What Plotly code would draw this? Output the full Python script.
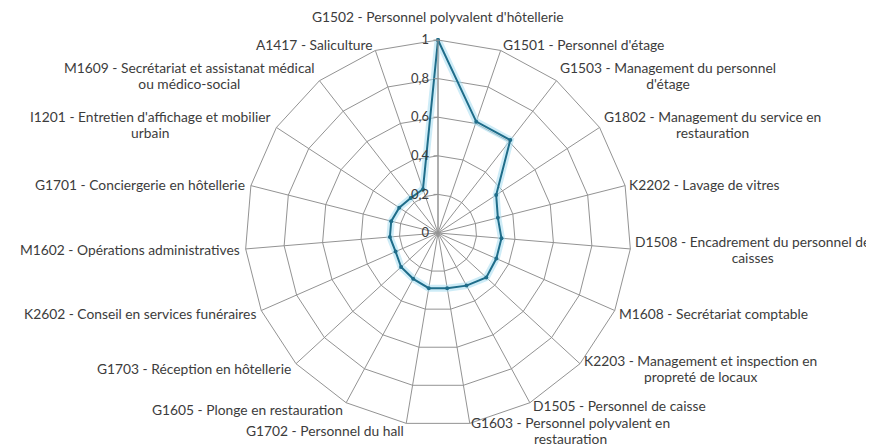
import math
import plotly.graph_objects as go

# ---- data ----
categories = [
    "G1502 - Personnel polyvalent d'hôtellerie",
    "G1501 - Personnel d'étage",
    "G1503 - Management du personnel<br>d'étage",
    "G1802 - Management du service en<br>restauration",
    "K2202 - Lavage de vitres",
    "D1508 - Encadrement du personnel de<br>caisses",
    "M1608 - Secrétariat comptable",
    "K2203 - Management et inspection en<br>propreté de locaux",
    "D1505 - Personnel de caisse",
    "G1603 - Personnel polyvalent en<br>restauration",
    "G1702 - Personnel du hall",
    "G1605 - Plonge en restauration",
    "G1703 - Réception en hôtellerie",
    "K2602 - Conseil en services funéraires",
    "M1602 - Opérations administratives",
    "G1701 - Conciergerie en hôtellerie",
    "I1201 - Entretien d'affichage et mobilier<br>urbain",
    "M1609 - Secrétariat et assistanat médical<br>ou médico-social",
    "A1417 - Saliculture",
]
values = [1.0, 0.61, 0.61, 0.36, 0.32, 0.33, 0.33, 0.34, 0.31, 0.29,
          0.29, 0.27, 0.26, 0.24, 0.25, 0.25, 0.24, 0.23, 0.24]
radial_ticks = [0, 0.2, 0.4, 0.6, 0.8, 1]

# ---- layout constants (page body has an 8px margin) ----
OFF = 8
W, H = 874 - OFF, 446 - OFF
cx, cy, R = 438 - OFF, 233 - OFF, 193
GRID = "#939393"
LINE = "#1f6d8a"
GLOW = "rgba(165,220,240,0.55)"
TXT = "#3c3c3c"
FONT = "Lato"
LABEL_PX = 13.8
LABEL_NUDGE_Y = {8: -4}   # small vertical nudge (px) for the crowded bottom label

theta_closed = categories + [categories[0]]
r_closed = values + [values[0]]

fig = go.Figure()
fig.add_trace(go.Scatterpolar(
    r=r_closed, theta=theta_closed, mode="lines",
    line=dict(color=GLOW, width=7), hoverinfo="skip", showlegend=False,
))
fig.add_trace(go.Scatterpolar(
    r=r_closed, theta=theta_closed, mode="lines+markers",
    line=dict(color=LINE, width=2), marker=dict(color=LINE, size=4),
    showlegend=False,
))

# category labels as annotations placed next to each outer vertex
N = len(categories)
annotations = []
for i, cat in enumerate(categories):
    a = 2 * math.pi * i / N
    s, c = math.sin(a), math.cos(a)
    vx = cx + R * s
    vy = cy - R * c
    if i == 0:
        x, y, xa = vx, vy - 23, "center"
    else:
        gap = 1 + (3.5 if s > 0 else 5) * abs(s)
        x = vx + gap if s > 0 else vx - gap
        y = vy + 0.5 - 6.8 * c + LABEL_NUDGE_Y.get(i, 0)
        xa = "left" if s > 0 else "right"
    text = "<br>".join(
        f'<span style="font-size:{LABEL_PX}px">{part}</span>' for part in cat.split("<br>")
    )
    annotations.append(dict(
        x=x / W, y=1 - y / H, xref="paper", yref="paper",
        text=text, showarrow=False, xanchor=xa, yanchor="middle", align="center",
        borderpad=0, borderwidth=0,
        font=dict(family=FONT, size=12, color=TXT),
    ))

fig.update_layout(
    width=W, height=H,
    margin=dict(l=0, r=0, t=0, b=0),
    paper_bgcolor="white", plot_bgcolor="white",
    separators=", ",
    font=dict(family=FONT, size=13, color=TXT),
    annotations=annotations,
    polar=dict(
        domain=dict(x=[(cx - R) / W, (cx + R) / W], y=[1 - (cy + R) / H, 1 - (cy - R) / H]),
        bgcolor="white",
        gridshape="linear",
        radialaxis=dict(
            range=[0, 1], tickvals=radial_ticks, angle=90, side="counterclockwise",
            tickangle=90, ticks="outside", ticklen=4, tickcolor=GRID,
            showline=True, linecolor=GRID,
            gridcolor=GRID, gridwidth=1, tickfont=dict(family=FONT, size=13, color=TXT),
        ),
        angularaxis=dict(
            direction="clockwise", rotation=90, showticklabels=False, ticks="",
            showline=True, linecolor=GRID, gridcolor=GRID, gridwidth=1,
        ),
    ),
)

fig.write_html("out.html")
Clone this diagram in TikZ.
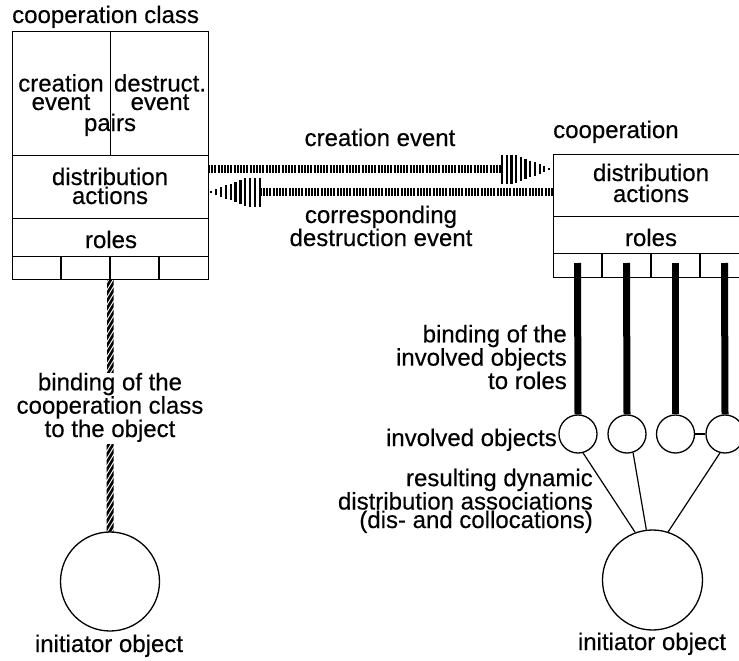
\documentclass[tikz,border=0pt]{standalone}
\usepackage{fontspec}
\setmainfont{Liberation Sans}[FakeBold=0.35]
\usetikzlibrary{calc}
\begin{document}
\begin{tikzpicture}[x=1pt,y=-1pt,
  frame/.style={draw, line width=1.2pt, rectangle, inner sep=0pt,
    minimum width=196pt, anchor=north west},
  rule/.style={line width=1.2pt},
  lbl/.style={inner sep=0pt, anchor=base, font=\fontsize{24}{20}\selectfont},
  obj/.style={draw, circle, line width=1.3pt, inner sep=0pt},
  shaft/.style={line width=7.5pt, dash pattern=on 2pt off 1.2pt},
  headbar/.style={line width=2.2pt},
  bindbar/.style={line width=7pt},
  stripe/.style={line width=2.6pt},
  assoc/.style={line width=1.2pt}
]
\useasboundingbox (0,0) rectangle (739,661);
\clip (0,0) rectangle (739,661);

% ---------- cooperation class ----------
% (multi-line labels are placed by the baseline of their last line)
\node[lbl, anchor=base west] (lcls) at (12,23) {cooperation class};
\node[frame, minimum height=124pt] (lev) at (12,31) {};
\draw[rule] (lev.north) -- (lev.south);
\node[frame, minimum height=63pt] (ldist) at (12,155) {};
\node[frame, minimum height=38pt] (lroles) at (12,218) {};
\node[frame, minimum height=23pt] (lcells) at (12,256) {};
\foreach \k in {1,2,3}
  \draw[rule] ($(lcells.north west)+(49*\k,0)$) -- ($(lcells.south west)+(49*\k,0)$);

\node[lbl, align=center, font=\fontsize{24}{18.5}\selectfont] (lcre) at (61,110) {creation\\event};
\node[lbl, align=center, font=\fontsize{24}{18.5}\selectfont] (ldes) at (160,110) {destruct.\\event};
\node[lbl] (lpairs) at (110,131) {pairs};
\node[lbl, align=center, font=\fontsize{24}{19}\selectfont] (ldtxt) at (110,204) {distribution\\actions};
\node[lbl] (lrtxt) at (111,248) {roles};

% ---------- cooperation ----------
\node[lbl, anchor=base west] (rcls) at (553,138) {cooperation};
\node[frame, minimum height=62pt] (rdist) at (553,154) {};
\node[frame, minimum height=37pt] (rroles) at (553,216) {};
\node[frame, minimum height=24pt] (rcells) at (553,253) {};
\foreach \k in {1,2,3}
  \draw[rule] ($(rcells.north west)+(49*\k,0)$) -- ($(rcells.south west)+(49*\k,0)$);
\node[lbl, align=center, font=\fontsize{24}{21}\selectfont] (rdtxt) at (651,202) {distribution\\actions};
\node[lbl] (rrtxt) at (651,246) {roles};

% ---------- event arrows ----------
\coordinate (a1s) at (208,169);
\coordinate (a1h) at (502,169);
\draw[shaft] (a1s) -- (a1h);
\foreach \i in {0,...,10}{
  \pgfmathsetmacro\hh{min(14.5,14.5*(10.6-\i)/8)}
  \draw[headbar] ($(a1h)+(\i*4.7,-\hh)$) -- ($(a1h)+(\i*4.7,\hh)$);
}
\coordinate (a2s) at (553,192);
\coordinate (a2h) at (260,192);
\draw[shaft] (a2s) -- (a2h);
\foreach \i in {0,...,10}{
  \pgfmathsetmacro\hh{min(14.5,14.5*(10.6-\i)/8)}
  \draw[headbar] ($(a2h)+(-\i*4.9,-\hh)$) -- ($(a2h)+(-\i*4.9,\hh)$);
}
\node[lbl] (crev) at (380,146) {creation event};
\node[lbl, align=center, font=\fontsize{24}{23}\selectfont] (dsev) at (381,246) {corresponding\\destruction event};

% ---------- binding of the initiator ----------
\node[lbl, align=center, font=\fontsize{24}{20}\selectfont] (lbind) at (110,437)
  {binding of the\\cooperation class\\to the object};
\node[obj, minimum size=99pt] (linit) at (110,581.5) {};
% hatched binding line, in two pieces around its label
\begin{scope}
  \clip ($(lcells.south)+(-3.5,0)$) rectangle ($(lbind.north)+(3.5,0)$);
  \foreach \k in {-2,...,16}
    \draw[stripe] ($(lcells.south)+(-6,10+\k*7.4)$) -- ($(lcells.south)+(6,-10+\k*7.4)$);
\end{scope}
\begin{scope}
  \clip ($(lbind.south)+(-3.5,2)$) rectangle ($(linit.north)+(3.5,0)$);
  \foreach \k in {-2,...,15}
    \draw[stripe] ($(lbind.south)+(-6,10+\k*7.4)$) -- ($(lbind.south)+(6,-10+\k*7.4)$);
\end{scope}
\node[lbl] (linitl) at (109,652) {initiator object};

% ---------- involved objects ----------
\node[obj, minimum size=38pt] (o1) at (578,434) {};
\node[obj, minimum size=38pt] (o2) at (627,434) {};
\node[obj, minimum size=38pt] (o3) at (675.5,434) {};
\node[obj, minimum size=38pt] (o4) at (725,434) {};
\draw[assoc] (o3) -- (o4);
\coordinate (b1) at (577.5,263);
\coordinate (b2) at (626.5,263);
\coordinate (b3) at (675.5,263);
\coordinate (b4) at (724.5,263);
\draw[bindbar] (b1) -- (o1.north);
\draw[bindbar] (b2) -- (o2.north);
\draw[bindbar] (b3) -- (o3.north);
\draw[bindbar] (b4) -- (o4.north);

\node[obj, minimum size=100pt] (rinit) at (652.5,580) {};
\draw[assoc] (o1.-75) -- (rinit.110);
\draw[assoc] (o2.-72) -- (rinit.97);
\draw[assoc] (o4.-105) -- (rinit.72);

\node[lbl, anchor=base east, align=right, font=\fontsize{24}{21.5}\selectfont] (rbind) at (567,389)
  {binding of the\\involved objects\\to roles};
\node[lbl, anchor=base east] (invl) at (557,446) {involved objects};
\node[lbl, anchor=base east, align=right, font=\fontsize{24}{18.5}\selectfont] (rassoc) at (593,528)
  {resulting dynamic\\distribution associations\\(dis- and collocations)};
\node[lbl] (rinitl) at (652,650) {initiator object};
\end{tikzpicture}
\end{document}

==============================

EXERCISE REQUIREMENTS:
Your task is to reproduce the entries above word for word, from the first line through the line with "import plotly.graph_objects as go", and please leave out any pictures.

RESPONSE TO THE TASK:
What Plotly code would draw this? Output the full Python script.
import math
import plotly.graph_objects as go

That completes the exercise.